The locals actually pronounce it like ‘Cur-russ’ or more like ‘Coo-russ’ with a rolled ‘R’. So, you can give it a go. But, I’d say that it will definitely take some practice to get the name right and pronounce it like a true Scot!
I awkwardly realised that after I recorded a whole YouTube video about Culross…yep, epic fail. So, apologies to any Scots that watch it. Well, I am a Sassenach after all… ;)
In Gaelic, Culross translates to Cuileann Ros which means ‘Holly Ross’. A ros in Gaelic ‘headland’ so I guess the closest translation could be Holly Headland.
What was Culross in Outlander?
Culross has featured in series 1, 2, and 4 of Outlander in the series.
In Series 1, Culross featured as Cranesmuir in Outlander. In Series 2 it was an encampment during the Jacobite rebellion and series 4, a house in the village played a small role as Laoghaire’s residence (pronounced Lee-ree).
You’ll most probably want to visit Culross as you recognise it from series 1 and, the good news is, that there are plenty of recognisable Culross Outlander locations to visit around the area!
I’ll go into detail about each Culross Outlander location below, so if you’re not too fussed about the nitty-gritty travel details or history I’d skip to that section now.
I’m going to be honest with you, before Outlander, I had never heard of Culross.

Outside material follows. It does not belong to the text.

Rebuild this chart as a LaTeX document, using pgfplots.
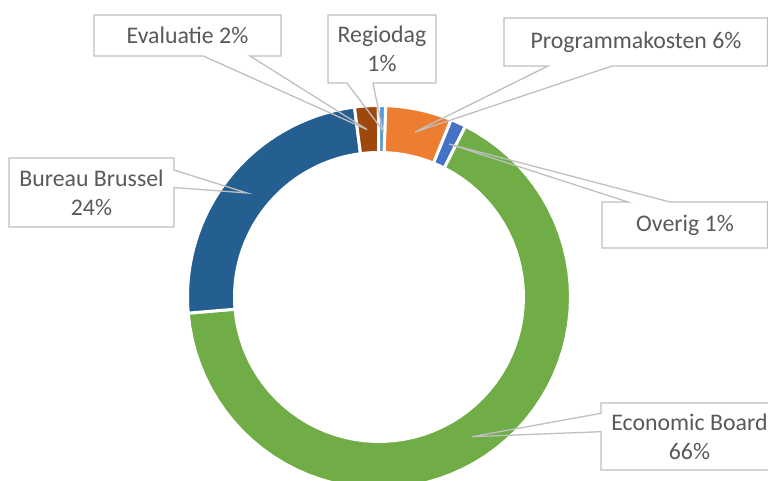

But, as a history lover, I’m shocked. Culross is not only like travelling back in time, but it also has a fascinating past to discover.
Legends of Culross
The founding legend of Culross is that when a British princess fell pregnant before her marriage her parents threw her from a cliff.
She survived the fall and an unmanned boat floated towards here. She then sailed across the Firth of Forth to the land of Culross and was cared for by Saint Serf. He then looked after her son, St Kentigern.

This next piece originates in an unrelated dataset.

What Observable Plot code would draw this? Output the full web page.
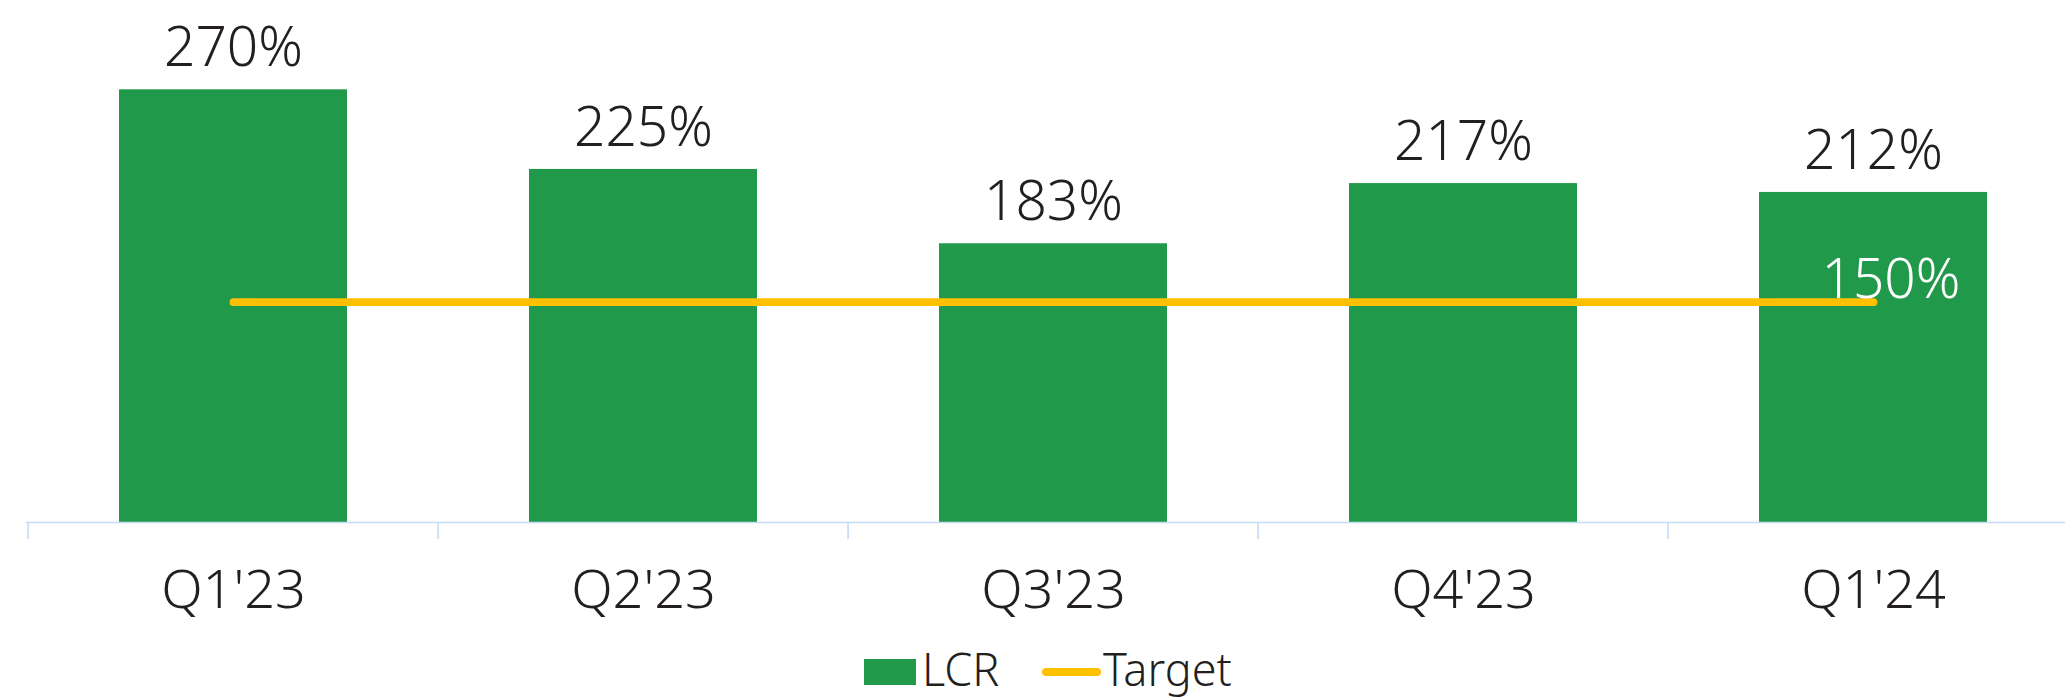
<!DOCTYPE html>
<html>
<head>
<meta charset="utf-8">
<script src="https://cdn.jsdelivr.net/npm/d3@7"></script>
<script src="https://cdn.jsdelivr.net/npm/@observablehq/plot@0.6"></script>
<style>
  html, body { margin: 0; padding: 0; background: #fff; overflow: hidden; }
  #chart svg { display: block; }
  #legend { position: relative; width: 2065px; height: 58px; font-family: 'Noto Sans Light', 'Noto Sans', Roboto, sans-serif; font-weight: 300; color: #231f20; }
  #legend .sw { position: absolute; }
  #legend .lab { position: absolute; font-size: 45px; line-height: 45px; white-space: nowrap; }
</style>
</head>
<body>
<div id="chart"></div>
<div id="legend"></div>
<script>
const categories = ["Q1'23", "Q2'23", "Q3'23", "Q4'23", "Q1'24"];
const lcrValues = [270, 225, 183, 217, 212];
const targetValues = [150, 150, 150, 150, 150];
const seriesNames = ["LCR", "Target"];

const green = "#21994a";
const gold = "#ffc000";
const axisBlue = "#c5dcf7";
const ink = "#231f20";
const yBase = 25.5;
const font = "'Noto Sans Light', 'Noto Sans', Roboto, sans-serif";

const lcrData = categories.map((q, i) => ({q, value: lcrValues[i]}));
const targetData = categories.map((q, i) => ({q, value: targetValues[i]}));

const W = 2065, H = 640;
const xOpts = {type: "band", domain: categories, range: [26, 2080], paddingInner: 0.444, paddingOuter: 0.222, align: 0.5, label: null};
const step = Plot.scale({x: xOpts}).step;

const plot = Plot.plot({
  width: W,
  height: H,
  marginLeft: 26,
  marginRight: 0,
  marginTop: 89.3,
  marginBottom: H - 522,
  style: {fontFamily: font, fontWeight: 300, background: "#fff", overflow: "hidden"},
  x: xOpts,
  y: {domain: [yBase, 270], axis: null},
  marks: [
    Plot.barY(lcrData, {x: "q", y1: yBase, y2: "value", fill: green}),
    Plot.ruleY([yBase], {stroke: axisBlue, strokeWidth: 1.6}),
    Plot.axisX({tickSize: 17, dx: -step / 2, fill: "none", stroke: axisBlue, strokeWidth: 1.6, label: null}),
    Plot.axisX({tickSize: 0, tickPadding: 47, fontSize: 54, fill: ink, label: null}),
    Plot.lineY(targetData, {x: "q", y: "value", stroke: gold, strokeWidth: 7.7, strokeLinecap: "round"}),
    Plot.text(lcrData, {x: "q", y: "value", text: d => d.value + "%", dy: -23.5, lineAnchor: "bottom", fontSize: 55, fill: ink}),
    Plot.text(targetData.slice(-1), {x: "q", y: "value", text: d => d.value + "%", dx: 17.5, dy: -4, lineAnchor: "bottom", fontSize: 55, fill: "#ffffff"})
  ]
});
document.getElementById("chart").appendChild(plot);

// Legend below the chart (HTML)
const lg = d3.select("#legend");
lg.append("div").attr("class", "sw")
  .style("left", "864px").style("top", "19px").style("width", "52px").style("height", "26px").style("background", green);
lg.append("div").attr("class", "lab").style("left", "922px").style("top", "6px").text(seriesNames[0]);
lg.append("div").attr("class", "sw")
  .style("left", "1042px").style("top", "28px").style("width", "59px").style("height", "7.7px")
  .style("border-radius", "4px").style("background", gold);
lg.append("div").attr("class", "lab").style("left", "1103px").style("top", "6px").text(seriesNames[1]);
</script>
</body>
</html>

Culross Abbey in the area is located to this legend and is supposedly where St Mungo was born.
Sir George Bruce
A man you will be soon become fairly familiar with in these parts is Sir George Bruce of Carnock. He was a descendant of King Robert Bruce and the guy responsible for building the beautiful Culross Palace in 1597 that sits at the heart of the village.
He was a man of means, but also a man of progress who provided a lot of industrial opportunities to his tenants by establishing coal mines and salt panning.
The coal mines of Culross were quoted a “wonder” and soon everyone wanted a piece of the pie, including King James VI. He was the monarch who granted Culross it’s Royal Borough status. George Bruce and his wife are buried in Culross Abbey.
After George Bruce left the world, Culross fell into decline and the port was no longer used. By the 19th century it was described as a ‘ghost town’, it lost its Royal status and was ultimately abandoned.
In the 20th century, Culross became recognised as a place of interest and the National Trust for Scotland made significant efforts to restore many of the historical buildings in the area. It’s is still maintained by them today.
Witches of Culross
Something that piqued my interest in this town was the stories of the witches in Culross.
Similar to how the witch trial panned out in Series 1 of Outlander, many innocent people in and around Culross were accused of witchcraft and sentenced to death.
For such a small place, the town became rife with accusations and witch-hunting!
It is believed that there were so many ‘witches’ awaiting trial in the 17th century that the town didn’t know where to hold them. While some the ‘witches’ were awaiting trial they would be held in the attic of the Culross Town Hall!
There are many exhibitions and events that take place around Culross related the witch trial so make sure you have a look here to see what’s happening. In fact, when I arrived in Culross the National Trust were holding a Witchcraft event. Book quick, as they sell out fast.
Where is Culross in Scotland?
Culross is village and parish in the south-west of Fife, Scotland and is located around 25 miles from Edinburgh. It sits on the Firth of Forth and was originally a port city.
How to get to Culross
Culross is easily accessible from Edinburgh, Glasgow and Stirling either by your own vehicle or public transport.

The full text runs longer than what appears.